After you've put the baking soda on, you can wipe it off with a damp rag. Since I pour on dry baking soda straight from the box I first get as much off as I can using a shopvac and then wipe it with a damp rag. You can rince the rag off in the sink.

Baking soda from the grocery store.
Baking soda from a grocery store for cleaning acid off the top of solar batteries.
Using a shopvac.
Cleaning baking soda and neutralized acid off the top of solar batteries using a shopvac.
Wiping with a damp rag.
Cleaning baking soda and neutralized acid off the top of solar batteries using a damp rag.

Working safely with batteries

Warning: These batteries contain sulfuric acid as well as water. Always wear goggles and rubber or PVC gloves when working with them.

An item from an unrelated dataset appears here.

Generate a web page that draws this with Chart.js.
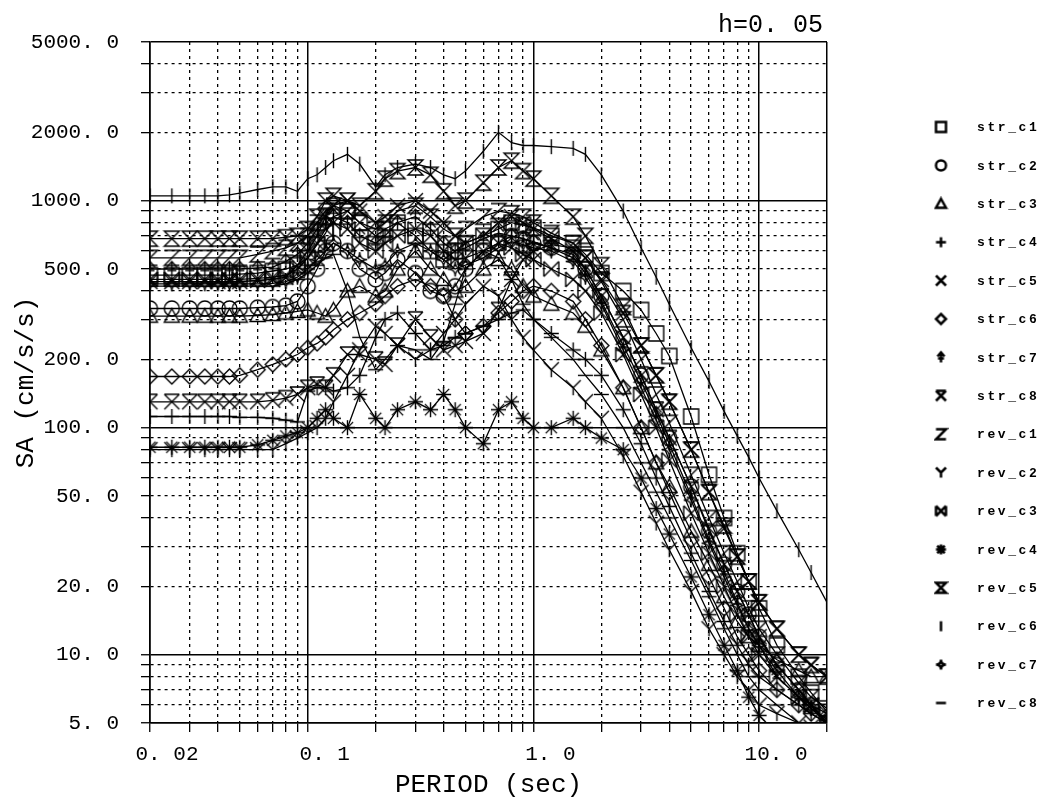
<!DOCTYPE html>
<html>
<head>
<meta charset="utf-8">
<script src="https://cdn.jsdelivr.net/npm/chart.js@4.4.0/dist/chart.umd.min.js"></script>
<style>
  html, body { margin: 0; padding: 0; background: #fff; }
  canvas { display: block; }
</style>
</head>
<body>
<canvas id="sa" width="1045" height="804"></canvas>
<script>
// periodos (sec)
const periods = [0.02,0.025,0.03,0.035,0.04,0.045,0.05,0.06,0.07,0.08,0.09,0.1,
                 0.11,0.12,0.13,0.15,0.17,0.2,0.22,0.25,0.3,0.35,0.4,0.45,
                 0.5,0.6,0.7,0.8,0.9,1.0,1.2,1.5,1.7,2.0,2.5,3.0,
                 3.5,4.0,5.0,6.0,7.0,8.0,9.0,10,12,15,17,20];

// SA (cm/s/s) por registro
const str_c1 = [470,470,470,470,470,470,475,480,490,500,520,560,
                640,720,850,900,800,700,750,800,700,600,550,600,
                650,700,750,800,780,760,700,650,580,480,400,330,
                260,207,112,62,40,28,21,16,11,8,6.8,5.6];
const str_c2 = [335,335,335,335,335,335,335,338,340,345,360,420,
                500,600,650,600,500,450,480,550,480,400,380,420,
                500,600,650,700,680,650,620,580,500,380,250,170,
                120,90,55,35,25,19,15,12,9,7,6,5];
const str_c3 = [310,310,310,310,310,310,310,312,315,320,325,330,
                320,310,330,400,420,380,400,500,600,500,450,400,
                420,500,550,500,420,380,350,320,280,220,150,100,
                70,55,35,25,18,14,12,11,9.5,8.5,8,8];
const str_c4 = [112,112,112,112,112,112,111,111,110,108,106,145,
                150,150,145,150,170,250,300,320,260,220,230,250,
                260,280,300,320,330,300,260,220,200,170,120,85,
                60,45,28,19,14,11,9,8,7,6,5.5,5];
const str_c5 = [440,440,440,440,440,440,440,445,450,460,520,600,
                700,850,950,1000,900,800,850,950,1000,900,800,700,
                650,700,800,850,800,750,680,600,500,380,250,170,
                120,90,55,36,25,19,15,12,9,7,6,5];
const str_c6 = [168,168,168,168,168,168,170,180,190,200,210,225,
                235,250,270,300,320,350,380,420,450,420,380,300,
                260,280,320,360,400,420,400,360,300,230,150,100,
                70,52,32,22,16,12,10,8.5,7,6,5.5,5];
const str_c7 = [500,500,500,500,500,500,500,505,510,540,580,650,
                750,800,850,800,700,650,700,800,850,750,650,600,
                620,680,720,700,680,660,620,560,480,360,230,160,
                115,85,50,32,23,17,13,11,8,6.5,5.8,5.2];
const str_c8 = [130,130,130,130,130,130,130,130,132,135,140,150,
                155,150,170,210,210,200,190,230,300,250,220,230,
                240,260,330,450,550,600,640,620,560,450,320,230,
                170,130,80,52,36,27,21,17,13,10,9,8];
const rev_c1 = [560,560,560,560,560,560,560,580,600,620,650,700,
                800,900,950,900,800,750,800,900,950,850,750,700,
                750,850,900,880,850,800,720,650,560,440,300,200,
                140,105,62,40,28,21,16,13,10,7.5,6.5,5.8];
const rev_c2 = [80,80,80,80,80,80,80,80,80,85,90,95,
                100,110,130,170,220,280,260,230,200,220,260,300,
                350,420,380,300,250,220,180,150,130,110,75,52,
                38,29,19,13,10,8,7,6,5.5,5,4.8,4.6];
const rev_c3 = [450,450,450,450,450,450,450,455,460,470,500,560,
                650,750,800,750,650,600,650,700,750,700,600,550,
                560,600,650,620,580,550,500,450,400,320,210,140,
                100,72,42,28,20,15,12,10,8,6.5,6,5.5];
const rev_c4 = [82,82,82,82,82,82,82,84,88,92,95,100,
                110,120,110,100,140,110,100,120,130,120,140,120,
                100,85,120,130,110,100,100,110,100,90,80,60,
                44,34,22,15,11,8.5,6.5,5.4,4.5,4,3.8,3.5];
const rev_c5 = [680,680,680,680,680,680,680,680,680,690,700,750,
                850,1000,1050,1000,950,1100,1250,1350,1400,1300,1100,950,
                1000,1200,1400,1500,1350,1250,1050,850,700,520,340,230,
                170,130,80,52,37,27,21,17,13,10,9,8];
const rev_c6 = [1050,1050,1050,1050,1050,1060,1080,1120,1150,1150,1100,1250,
                1300,1400,1500,1600,1450,1150,1300,1400,1450,1400,1300,1250,
                1350,1650,2000,1800,1750,1750,1730,1700,1600,1300,900,620,
                460,350,225,160,118,92,74,60,43,29,23,17];
const rev_c7 = [430,430,430,430,430,430,430,430,432,440,460,500,
                550,600,650,600,550,500,520,600,650,600,550,500,
                520,560,620,660,640,620,600,540,460,350,220,150,
                108,80,48,31,22,16.5,13,11,8.5,6.5,5.8,5];
const rev_c8 = [420,420,420,420,420,420,420,420,420,430,450,480,
                520,560,580,400,250,180,200,230,220,200,240,350,
                500,600,560,450,350,300,250,200,170,140,100,70,
                52,40,26,18,13,10,8,7,6,5,4.6,4.3];

const seriesNames = ['str_c1','str_c2','str_c3','str_c4','str_c5','str_c6','str_c7','str_c8',
                     'rev_c1','rev_c2','rev_c3','rev_c4','rev_c5','rev_c6','rev_c7','rev_c8'];
const seriesValues = [str_c1,str_c2,str_c3,str_c4,str_c5,str_c6,str_c7,str_c8,
                      rev_c1,rev_c2,rev_c3,rev_c4,rev_c5,rev_c6,rev_c7,rev_c8];
const markerTypes = ['square','circle','triangle','plus','cross','diamond','spade','hourTop',
                     'zed','why','bowtie','star','hourglass','vline','flower','dash'];

// ejes
const xGrid = [0.02,0.03,0.04,0.05,0.06,0.07,0.08,0.09,0.1,0.2,0.3,0.4,0.5,0.6,0.7,0.8,0.9,
               1,2,3,4,5,6,7,8,9,10,20];
const xLabelVals = [0.02, 0.1, 1, 10];
const xLabelText = ['0. 02', '0. 1', '1. 0', '10. 0'];
const yGrid = [5,6,7,8,9,10,20,30,40,50,60,70,80,90,100,200,300,400,500,600,700,800,900,
               1000,2000,3000,4000,5000];
const yLabelVals = [5,10,20,50,100,200,500,1000,2000,5000];

const FONT = '"Liberation Mono", "DejaVu Sans Mono", monospace';

// dibujar marcadores en un canvas pequeño
function makeMarker(type, s, lw) {
    const d = Math.ceil(s * 2 + lw + 2);
    const c = document.createElement('canvas');
    c.width = d; c.height = d;
    const g = c.getContext('2d');
    g.translate(d / 2, d / 2);
    g.strokeStyle = '#000';
    g.lineWidth = lw;
    g.beginPath();
    switch (type) {
        case 'square': g.rect(-s, -s, 2 * s, 2 * s); break;
        case 'circle': g.arc(0, 0, s, 0, Math.PI * 2); break;
        case 'triangle':
            g.moveTo(0, -s); g.lineTo(s, s * 0.8); g.lineTo(-s, s * 0.8); g.closePath(); break;
        case 'plus':
            g.moveTo(-s, 0); g.lineTo(s, 0); g.moveTo(0, -s); g.lineTo(0, s); break;
        case 'cross':
            g.moveTo(-s, -s); g.lineTo(s, s); g.moveTo(s, -s); g.lineTo(-s, s); break;
        case 'diamond':
            g.moveTo(0, -s); g.lineTo(s, 0); g.lineTo(0, s); g.lineTo(-s, 0); g.closePath(); break;
        case 'spade':
            g.moveTo(0, s); g.lineTo(0, -s);
            g.moveTo(-s * 0.7, -s * 0.2); g.lineTo(0, -s); g.lineTo(s * 0.7, -s * 0.2);
            g.moveTo(-s * 0.6, s * 0.2); g.lineTo(s * 0.6, s * 0.2); break;
        case 'hourTop':
            g.moveTo(-s, -s); g.lineTo(s, -s);
            g.moveTo(-s, -s); g.lineTo(s, s); g.moveTo(s, -s); g.lineTo(-s, s); break;
        case 'zed':
            g.moveTo(-s, -s); g.lineTo(s, -s); g.lineTo(-s, s); g.lineTo(s, s); break;
        case 'why':
            g.moveTo(-s, -s); g.lineTo(0, 0); g.lineTo(s, -s); g.moveTo(0, 0); g.lineTo(0, s); break;
        case 'bowtie':
            g.moveTo(-s, -s); g.lineTo(s, s); g.moveTo(s, -s); g.lineTo(-s, s);
            g.moveTo(-s, -s); g.lineTo(-s, s); g.moveTo(s, -s); g.lineTo(s, s); break;
        case 'star':
            g.moveTo(0, -s); g.lineTo(0, s); g.moveTo(-s, 0); g.lineTo(s, 0);
            g.moveTo(-s * 0.75, -s * 0.75); g.lineTo(s * 0.75, s * 0.75);
            g.moveTo(s * 0.75, -s * 0.75); g.lineTo(-s * 0.75, s * 0.75); break;
        case 'hourglass':
            g.moveTo(-s, -s); g.lineTo(s, -s); g.lineTo(-s, s); g.lineTo(s, s); g.closePath(); break;
        case 'vline': g.moveTo(0, -s); g.lineTo(0, s); break;
        case 'flower':
            g.moveTo(0, -s); g.quadraticCurveTo(0, 0, s, 0); g.quadraticCurveTo(0, 0, 0, s);
            g.quadraticCurveTo(0, 0, -s, 0); g.quadraticCurveTo(0, 0, 0, -s); break;
        case 'dash': g.moveTo(-s, 0); g.lineTo(s, 0); break;
    }
    g.stroke();
    return c;
}

const plotMarkers = markerTypes.map(t => makeMarker(t, 7.5, 1.4));
const legendMarkers = markerTypes.map(t => makeMarker(t, 5, 2.5));

const datasets = seriesNames.map((name, i) => ({
    label: name,
    data: periods.map((p, j) => ({ x: p, y: seriesValues[i][j] })),
    borderColor: '#000',
    borderWidth: 1.3,
    pointStyle: plotMarkers[i],
    pointRadius: 7,
    tension: 0,
    fill: false
}));

function isSolid(v, min, max) {
    const l = Math.log10(v);
    return Math.abs(l - Math.round(l)) < 1e-6 || Math.abs(v - min) < 1e-9 || Math.abs(v - max) < 1e-9;
}

// leyenda y texto h=0.05
const extras = {
    id: 'extras',
    afterDraw(chart) {
        const ctx = chart.ctx;
        ctx.save();
        ctx.fillStyle = '#000';
        ctx.font = '25px ' + FONT;
        ctx.textAlign = 'right';
        ctx.textBaseline = 'middle';
        ctx.fillText('h=0. 05', 823, 25);

        ctx.font = 'bold 13px ' + FONT;
        ctx.textAlign = 'left';
        ctx.letterSpacing = '2.6px';
        seriesNames.forEach((name, i) => {
            const y = 127 + i * 38.4;
            const m = legendMarkers[i];
            ctx.drawImage(m, 941 - m.width / 2, y - m.height / 2);
            ctx.fillText(name, 977, y + 1);
        });
        ctx.restore();
    }
};

new Chart(document.getElementById('sa'), {
    type: 'line',
    data: { datasets },
    plugins: [extras],
    options: {
        responsive: false,
        animation: false,
        events: [],
        layout: { padding: { top: 42, right: 218, left: 0, bottom: 0 } },
        plugins: { legend: { display: false }, tooltip: { enabled: false } },
        scales: {
            x: {
                type: 'logarithmic',
                min: 0.02, max: 20,
                afterBuildTicks: ax => { ax.ticks = xGrid.map(v => ({ value: v })); },
                afterFit: ax => { ax.height = 81; },
                ticks: {
                    autoSkip: false, maxRotation: 0, padding: 10, labelOffset: 17,
                    color: '#000', font: { family: FONT, size: 21 },
                    callback: v => {
                        const k = xLabelVals.findIndex(a => Math.abs(a - v) < 1e-9);
                        return k >= 0 ? xLabelText[k] : '';
                    }
                },
                grid: {
                    color: '#000',
                    lineWidth: c => (c.tick && isSolid(c.tick.value, 0.02, 20)) ? 1.5 : 1.3,
                    tickLength: 9, tickColor: '#000', tickWidth: 1.3
                },
                border: {
                    color: '#000', width: 1.6,
                    dash: c => (c.tick && !isSolid(c.tick.value, 0.02, 20)) ? [3, 4] : []
                },
                title: {
                    display: true, text: 'PERIOD (sec)', color: '#000',
                    font: { family: FONT, size: 26 }, padding: { top: 0, bottom: 3 }
                }
            },
            y: {
                type: 'logarithmic',
                min: 5, max: 5000,
                afterBuildTicks: ax => { ax.ticks = yGrid.map(v => ({ value: v })); },
                afterFit: ax => { ax.width = 150; },
                ticks: {
                    autoSkip: false, padding: 22,
                    color: '#000', font: { family: FONT, size: 21 },
                    callback: v => yLabelVals.some(a => Math.abs(a - v) < 1e-9)
                        ? v.toFixed(1).replace('.', '. ') : ''
                },
                grid: {
                    color: '#000',
                    lineWidth: c => (c.tick && isSolid(c.tick.value, 5, 5000)) ? 1.5 : 1.3,
                    tickLength: 9, tickColor: '#000', tickWidth: 1.3
                },
                border: {
                    color: '#000', width: 1.6,
                    dash: c => (c.tick && !isSolid(c.tick.value, 5, 5000)) ? [3, 4] : []
                },
                title: {
                    display: true, text: 'SA (cm/s/s)', color: '#000',
                    font: { family: FONT, size: 26 }, padding: { top: 11, bottom: 0 }
                }
            }
        }
    }
});
</script>
</body>
</html>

Warning: As a habit, do not touch two battery terminals at the same time with your hands. It's actually safe to do so but batteries and especially many batteries connected together contain a lethal amount of current that can kill you or at least badly burn you. Do not touch two terminals with any metal object (a wrench, screw driver, wire.) If you do you will hear a loud bang, see a bright spark and the metal object will actually melt where it touched a terminal. As a habit, do not sit tools temporarily on top of the batteries or where they can fall onto the batteries.

Warning: The acid from batteries is weak since it's mixed with water but it will eat most clothing. If you see holes appearing in your clothes the next day then you got acid on them. Polyester will not be affected so I always wear polyester pants when working on batteries. I've ruined a few jeans this way though.